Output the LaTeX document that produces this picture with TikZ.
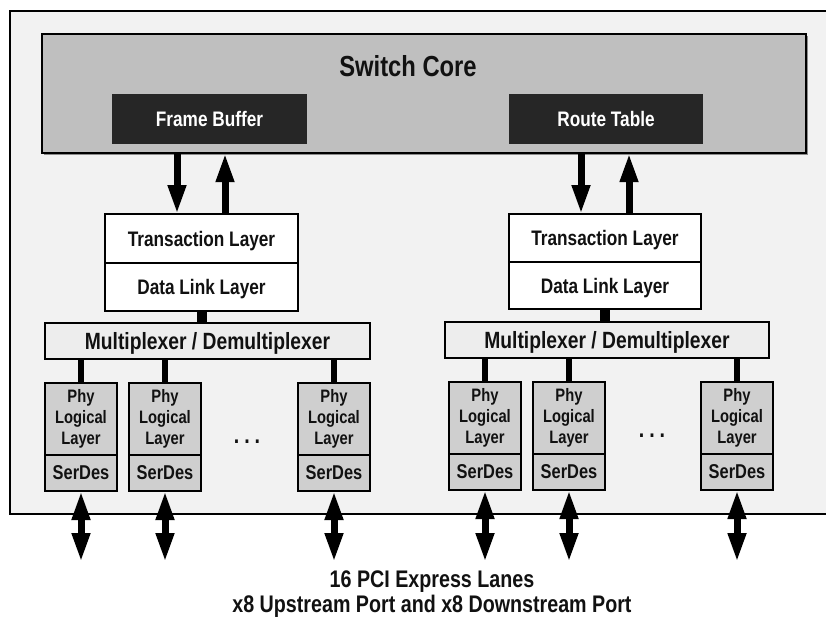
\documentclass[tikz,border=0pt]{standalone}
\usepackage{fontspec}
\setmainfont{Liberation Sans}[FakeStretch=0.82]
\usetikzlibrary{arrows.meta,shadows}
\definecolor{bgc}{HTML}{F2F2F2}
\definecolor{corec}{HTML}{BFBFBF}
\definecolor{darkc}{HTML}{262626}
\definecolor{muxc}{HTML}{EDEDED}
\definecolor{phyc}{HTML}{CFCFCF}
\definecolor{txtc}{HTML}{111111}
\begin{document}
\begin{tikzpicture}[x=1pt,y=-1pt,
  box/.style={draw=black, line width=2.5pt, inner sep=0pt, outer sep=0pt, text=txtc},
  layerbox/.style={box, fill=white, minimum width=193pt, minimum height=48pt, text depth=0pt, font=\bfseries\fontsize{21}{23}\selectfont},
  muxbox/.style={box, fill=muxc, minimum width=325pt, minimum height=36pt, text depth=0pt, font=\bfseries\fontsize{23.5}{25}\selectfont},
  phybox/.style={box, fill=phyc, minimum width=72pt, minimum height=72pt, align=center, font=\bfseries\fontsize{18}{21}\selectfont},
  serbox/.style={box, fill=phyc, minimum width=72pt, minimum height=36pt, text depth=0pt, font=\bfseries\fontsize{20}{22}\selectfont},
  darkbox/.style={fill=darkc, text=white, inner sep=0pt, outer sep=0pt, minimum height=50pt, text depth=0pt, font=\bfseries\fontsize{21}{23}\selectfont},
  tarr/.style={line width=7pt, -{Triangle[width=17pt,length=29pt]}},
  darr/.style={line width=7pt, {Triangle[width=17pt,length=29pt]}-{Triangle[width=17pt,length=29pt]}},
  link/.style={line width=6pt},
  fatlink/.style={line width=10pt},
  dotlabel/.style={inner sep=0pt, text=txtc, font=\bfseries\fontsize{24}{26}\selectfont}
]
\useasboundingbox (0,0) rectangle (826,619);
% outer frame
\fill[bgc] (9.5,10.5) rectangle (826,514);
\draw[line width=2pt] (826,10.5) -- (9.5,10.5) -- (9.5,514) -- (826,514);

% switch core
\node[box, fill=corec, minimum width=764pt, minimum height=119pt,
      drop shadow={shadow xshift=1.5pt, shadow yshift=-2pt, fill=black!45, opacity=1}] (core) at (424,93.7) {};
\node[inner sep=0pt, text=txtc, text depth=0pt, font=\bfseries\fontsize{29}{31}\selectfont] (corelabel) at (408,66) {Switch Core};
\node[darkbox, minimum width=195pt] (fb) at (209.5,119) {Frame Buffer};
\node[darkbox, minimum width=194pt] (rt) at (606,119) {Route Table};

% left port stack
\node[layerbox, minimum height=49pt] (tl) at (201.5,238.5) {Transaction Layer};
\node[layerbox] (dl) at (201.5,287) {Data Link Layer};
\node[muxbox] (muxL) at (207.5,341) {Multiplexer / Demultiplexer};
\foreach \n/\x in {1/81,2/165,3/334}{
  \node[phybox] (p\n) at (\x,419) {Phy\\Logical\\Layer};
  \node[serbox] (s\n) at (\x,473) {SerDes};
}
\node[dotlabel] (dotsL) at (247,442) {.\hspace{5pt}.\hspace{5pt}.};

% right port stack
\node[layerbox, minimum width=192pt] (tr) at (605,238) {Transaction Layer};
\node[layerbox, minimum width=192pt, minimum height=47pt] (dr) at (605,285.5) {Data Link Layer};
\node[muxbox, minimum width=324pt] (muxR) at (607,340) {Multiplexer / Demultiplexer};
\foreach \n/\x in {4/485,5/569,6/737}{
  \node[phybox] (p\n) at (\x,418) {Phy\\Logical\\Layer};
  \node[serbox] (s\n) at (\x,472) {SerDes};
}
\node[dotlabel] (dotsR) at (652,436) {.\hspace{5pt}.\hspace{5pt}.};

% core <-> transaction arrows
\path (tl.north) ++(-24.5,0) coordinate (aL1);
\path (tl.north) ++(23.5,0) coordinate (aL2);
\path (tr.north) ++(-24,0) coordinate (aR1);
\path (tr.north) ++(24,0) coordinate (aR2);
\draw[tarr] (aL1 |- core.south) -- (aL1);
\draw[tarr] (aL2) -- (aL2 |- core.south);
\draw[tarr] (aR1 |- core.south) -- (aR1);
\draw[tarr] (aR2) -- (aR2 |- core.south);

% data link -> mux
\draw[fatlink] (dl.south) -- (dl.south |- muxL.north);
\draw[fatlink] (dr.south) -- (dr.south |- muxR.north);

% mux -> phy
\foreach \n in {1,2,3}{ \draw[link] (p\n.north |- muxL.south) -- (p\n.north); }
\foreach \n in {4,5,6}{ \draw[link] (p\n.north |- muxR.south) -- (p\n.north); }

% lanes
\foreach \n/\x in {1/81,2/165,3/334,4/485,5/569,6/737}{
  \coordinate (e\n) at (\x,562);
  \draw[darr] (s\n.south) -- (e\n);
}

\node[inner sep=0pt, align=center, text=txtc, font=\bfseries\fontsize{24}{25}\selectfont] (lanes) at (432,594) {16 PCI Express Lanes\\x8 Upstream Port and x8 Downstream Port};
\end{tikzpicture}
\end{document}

================================

Write the lines above out again exactly, without any of their pictures.

Solution for this exercise =
Output the LaTeX document that produces this picture with TikZ.
\documentclass[tikz,border=0pt]{standalone}
\usepackage{fontspec}
\setmainfont{Liberation Sans}[FakeStretch=0.82]
\usetikzlibrary{arrows.meta,shadows}
\definecolor{bgc}{HTML}{F2F2F2}
\definecolor{corec}{HTML}{BFBFBF}
\definecolor{darkc}{HTML}{262626}
\definecolor{muxc}{HTML}{EDEDED}
\definecolor{phyc}{HTML}{CFCFCF}
\definecolor{txtc}{HTML}{111111}
\begin{document}
\begin{tikzpicture}[x=1pt,y=-1pt,
  box/.style={draw=black, line width=2.5pt, inner sep=0pt, outer sep=0pt, text=txtc},
  layerbox/.style={box, fill=white, minimum width=193pt, minimum height=48pt, text depth=0pt, font=\bfseries\fontsize{21}{23}\selectfont},
  muxbox/.style={box, fill=muxc, minimum width=325pt, minimum height=36pt, text depth=0pt, font=\bfseries\fontsize{23.5}{25}\selectfont},
  phybox/.style={box, fill=phyc, minimum width=72pt, minimum height=72pt, align=center, font=\bfseries\fontsize{18}{21}\selectfont},
  serbox/.style={box, fill=phyc, minimum width=72pt, minimum height=36pt, text depth=0pt, font=\bfseries\fontsize{20}{22}\selectfont},
  darkbox/.style={fill=darkc, text=white, inner sep=0pt, outer sep=0pt, minimum height=50pt, text depth=0pt, font=\bfseries\fontsize{21}{23}\selectfont},
  tarr/.style={line width=7pt, -{Triangle[width=17pt,length=29pt]}},
  darr/.style={line width=7pt, {Triangle[width=17pt,length=29pt]}-{Triangle[width=17pt,length=29pt]}},
  link/.style={line width=6pt},
  fatlink/.style={line width=10pt},
  dotlabel/.style={inner sep=0pt, text=txtc, font=\bfseries\fontsize{24}{26}\selectfont}
]
\useasboundingbox (0,0) rectangle (826,619);
% outer frame
\fill[bgc] (9.5,10.5) rectangle (826,514);
\draw[line width=2pt] (826,10.5) -- (9.5,10.5) -- (9.5,514) -- (826,514);

% switch core
\node[box, fill=corec, minimum width=764pt, minimum height=119pt,
      drop shadow={shadow xshift=1.5pt, shadow yshift=-2pt, fill=black!45, opacity=1}] (core) at (424,93.7) {};
\node[inner sep=0pt, text=txtc, text depth=0pt, font=\bfseries\fontsize{29}{31}\selectfont] (corelabel) at (408,66) {Switch Core};
\node[darkbox, minimum width=195pt] (fb) at (209.5,119) {Frame Buffer};
\node[darkbox, minimum width=194pt] (rt) at (606,119) {Route Table};

% left port stack
\node[layerbox, minimum height=49pt] (tl) at (201.5,238.5) {Transaction Layer};
\node[layerbox] (dl) at (201.5,287) {Data Link Layer};
\node[muxbox] (muxL) at (207.5,341) {Multiplexer / Demultiplexer};
\foreach \n/\x in {1/81,2/165,3/334}{
  \node[phybox] (p\n) at (\x,419) {Phy\\Logical\\Layer};
  \node[serbox] (s\n) at (\x,473) {SerDes};
}
\node[dotlabel] (dotsL) at (247,442) {.\hspace{5pt}.\hspace{5pt}.};

% right port stack
\node[layerbox, minimum width=192pt] (tr) at (605,238) {Transaction Layer};
\node[layerbox, minimum width=192pt, minimum height=47pt] (dr) at (605,285.5) {Data Link Layer};
\node[muxbox, minimum width=324pt] (muxR) at (607,340) {Multiplexer / Demultiplexer};
\foreach \n/\x in {4/485,5/569,6/737}{
  \node[phybox] (p\n) at (\x,418) {Phy\\Logical\\Layer};
  \node[serbox] (s\n) at (\x,472) {SerDes};
}
\node[dotlabel] (dotsR) at (652,436) {.\hspace{5pt}.\hspace{5pt}.};

% core <-> transaction arrows
\path (tl.north) ++(-24.5,0) coordinate (aL1);
\path (tl.north) ++(23.5,0) coordinate (aL2);
\path (tr.north) ++(-24,0) coordinate (aR1);
\path (tr.north) ++(24,0) coordinate (aR2);
\draw[tarr] (aL1 |- core.south) -- (aL1);
\draw[tarr] (aL2) -- (aL2 |- core.south);
\draw[tarr] (aR1 |- core.south) -- (aR1);
\draw[tarr] (aR2) -- (aR2 |- core.south);

% data link -> mux
\draw[fatlink] (dl.south) -- (dl.south |- muxL.north);
\draw[fatlink] (dr.south) -- (dr.south |- muxR.north);

% mux -> phy
\foreach \n in {1,2,3}{ \draw[link] (p\n.north |- muxL.south) -- (p\n.north); }
\foreach \n in {4,5,6}{ \draw[link] (p\n.north |- muxR.south) -- (p\n.north); }

% lanes
\foreach \n/\x in {1/81,2/165,3/334,4/485,5/569,6/737}{
  \coordinate (e\n) at (\x,562);
  \draw[darr] (s\n.south) -- (e\n);
}

\node[inner sep=0pt, align=center, text=txtc, font=\bfseries\fontsize{24}{25}\selectfont] (lanes) at (432,594) {16 PCI Express Lanes\\x8 Upstream Port and x8 Downstream Port};
\end{tikzpicture}
\end{document}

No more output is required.